OPINION:
The lot of a diplomat is not always a happy one. Life in striped pants can be challenging. So much Chablis and brie, so little time. It’s not all polite chatter. In the matter of the crucial talks over the future of Iran’s nuclear program, all the pushing and pulling of policy, all the huffing and puffing of inflamed egos, will probably be for naught. Sooner or later, unless the Israelis rescue the West from fear and indecision, Iran will have its Islamic bomb.
Negotiators from Iran and “the P-5 Plus 1” — the United States, Britain, France, Germany, Russia and China — have put aside their wine glasses and put talking into overdrive to attempt a deal to eliminate the Islamic republic’s relentless development of a nuclear weapon.
Secretary of State John F. Kerry, treading the familiar road to nowhere, a road worn by a generation of American diplomats, played hide and seek over the weekend with Iran’s chief negotiator, Mohammad Javad Zarif. Messrs. Zarif and Kerry first said they would quit Vienna, the site of the talks, to return to Tehran and Washington to get “further instructions.” Each man then changed his mind, canceled his travel reservations and stayed in Vienna as the negotiations settled into stalemate. The self-imposed Monday deadline for a deal came and went, and the parties announced the new deadline for reaching an agreement would be sometime in December, or unofficially, maybe in July, or later, and maybe never.
Once upon a time, President Obama was dead set against the mullahs acquiring nuclear capabilities. “We cannot allow Iran to get a nuclear weapon,” Mr. Obama, the presidential candidate, said in 2008. “It would be a game-changer in the region.” Now he sings a sadder tune. “Our goal is to shut off each pathway sufficient that we know we have a breakout time of a minimum of a year,” his emissary Mr. Kerry told The New York Times in October. There’s hope for change; one can always hope. But Mr. Obama’s hopes are always blighted, and change is forever elusive.
The United States still hopes that if the supreme leader, Ayatollah Ali Khamenei, agrees to limit Iran’s capacity for refining fissile material for a bomb and later blows off the deal, the West would have at least a year to make room for another seat in the nuclear clubhouse. Some deal.
The Israelis get that queasy feeling when the bargainers in Washington and in Europe make the familiar noises about giving away the store. Little more than a thousand miles separate Tehran and Jerusalem, and the Iranians have a conventional medium-range ballistic missile that can reach Israel in minutes. If a nuclear warhead were to sit atop one of those rockets, the threat would become what the diplomats euphemistically call “existential.”
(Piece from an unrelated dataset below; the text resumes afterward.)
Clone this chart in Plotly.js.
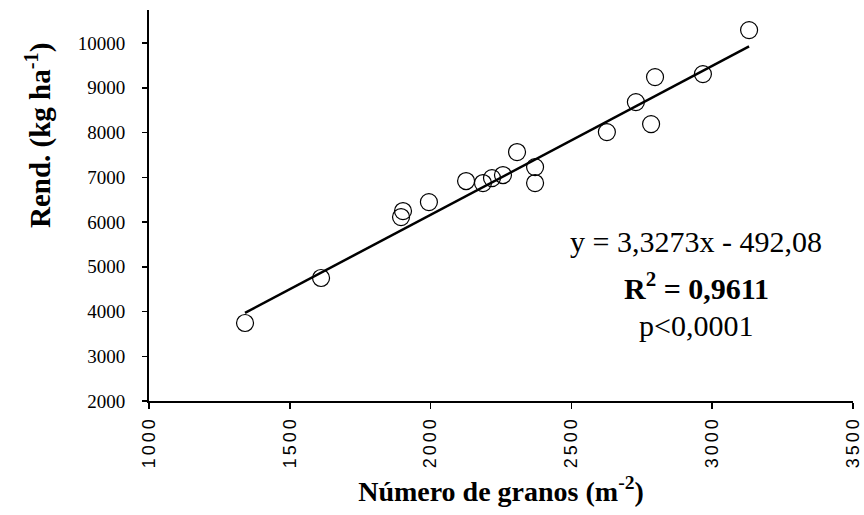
<!DOCTYPE html>
<html>
<head>
<meta charset="utf-8">
<script src="https://cdn.plot.ly/plotly-3.0.1.min.js"></script>
<style>
html,body{margin:0;padding:0;background:#fff;}
#chart{width:864px;height:515px;}
#chart .xtick text{letter-spacing:3px;}
</style>
</head>
<body>
<div id="chart"></div>
<script>
// Número de granos (m-2)
const granos = [1341, 1611, 1895, 1902, 1994, 2126, 2186, 2218, 2257, 2307, 2371, 2371, 2626, 2729, 2783, 2797, 2967, 3131];
// Rendimiento (kg ha-1)
const rend   = [3743, 4749, 6112, 6246, 6447, 6917, 6872, 6983, 7051, 7565, 7229, 6872, 8011, 8682, 8190, 9241, 9308, 10291];
// Regression coefficients shown in the chart
const slope = 3.3273;
const intercept = -492.08;
const xTicks = [1000, 1500, 2000, 2500, 3000, 3500];
const yTicks = [2000, 3000, 4000, 5000, 6000, 7000, 8000, 9000, 10000];
const statLines = ['y = 3,3273x - 492,08', '<b>R<sup>2</sup> = 0,9611</b>', 'p&lt;0,0001'];

const xMin = Math.min(...granos), xMax = Math.max(...granos);
const fitX = [xMin, xMax];
const fitY = fitX.map(v => slope * v + intercept);

const serif = 'Liberation Serif, Times New Roman, serif';

const traces = [
  {x: fitX, y: fitY, mode: 'lines', type: 'scatter',
   line: {color: '#000', width: 2.5}, hoverinfo: 'skip', showlegend: false},
  {x: granos, y: rend, mode: 'markers', type: 'scatter',
   marker: {symbol: 'circle', size: 17, color: 'rgba(255,255,255,0)', line: {color: '#000', width: 1.2}},
   showlegend: false}
];

const statY = [241, 286, 325];
const layout = {
  width: 864, height: 515,
  margin: {l: 149, r: 11, t: 10, b: 114},
  paper_bgcolor: '#fff', plot_bgcolor: '#fff',
  showlegend: false,
  xaxis: {
    range: [1000, 3500], tickvals: xTicks, ticktext: xTicks.map(String),
    tickangle: -90, ticks: 'outside', ticklen: 6, tickwidth: 1.5, tickcolor: '#000',
    showline: true, linecolor: '#000', linewidth: 2, showgrid: false, zeroline: false,
    tickfont: {family: 'Liberation Sans, Arial, sans-serif', size: 18, color: '#000'},
    title: {text: '<b>Número de granos (m<sup>-2</sup>)</b>', font: {family: serif, size: 28, color: '#000'}, standoff: 26}
  },
  yaxis: {
    range: [2000, 10740], tickvals: yTicks, ticktext: yTicks.map(String),
    ticks: 'outside', ticklen: 5, tickwidth: 1.5, tickcolor: '#000', ticklabelstandoff: 13,
    showline: true, linecolor: '#000', linewidth: 2, showgrid: false, zeroline: false,
    tickfont: {family: serif, size: 19, color: '#000'}
  },
  annotations: [
    {xref: 'paper', yref: 'paper', x: (38-149)/704, y: (401-135)/391, text: '<b>Rend. (kg ha<sup>-1</sup>)</b>',
     textangle: -90, showarrow: false, font: {family: serif, size: 29, color: '#000'}, xanchor: 'center', yanchor: 'middle'}
  ].concat(statLines.map((t, i) => ({
     xref: 'paper', yref: 'paper', x: (696-149)/704, y: (401-statY[i])/391, text: t,
     showarrow: false, font: {family: serif, size: 30, color: '#000'}, xanchor: 'center', yanchor: 'middle'})))
};

Plotly.newPlot('chart', traces, layout, {displayModeBar: false, staticPlot: true});
</script>
</body>
</html>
“Dr. Strangelove” the movie came with a subtitle often forgotten: “How I Learned to Stop Worrying and Love the Bomb.” When it debuted in 1964, the movie elicited giggles worthy of a good black satire, but Israeli Prime Minister Benjamin Netanyahu isn’t laughing, and he shows no sign of learning to love an Iranian bomb. He has vowed to take steps up to and including a pre-emptive attack to stop the search for an Islamic bomb. Other Middle Eastern nations are anxious about Iranian nuclear intentions, too. Saudi Arabia has the financial resources and the determination to acquire its own Islamic bomb.
Mr. Obama and the utopian enthusiasts of “global zero,” the elimination of all nuclear weapons worldwide, have failed again to persuade the descendants of canny Persian rug merchants to trade away their precious program. Deal or no deal, Iran isn’t likely to let anyone get in the way of its quest for a nuclear weapon.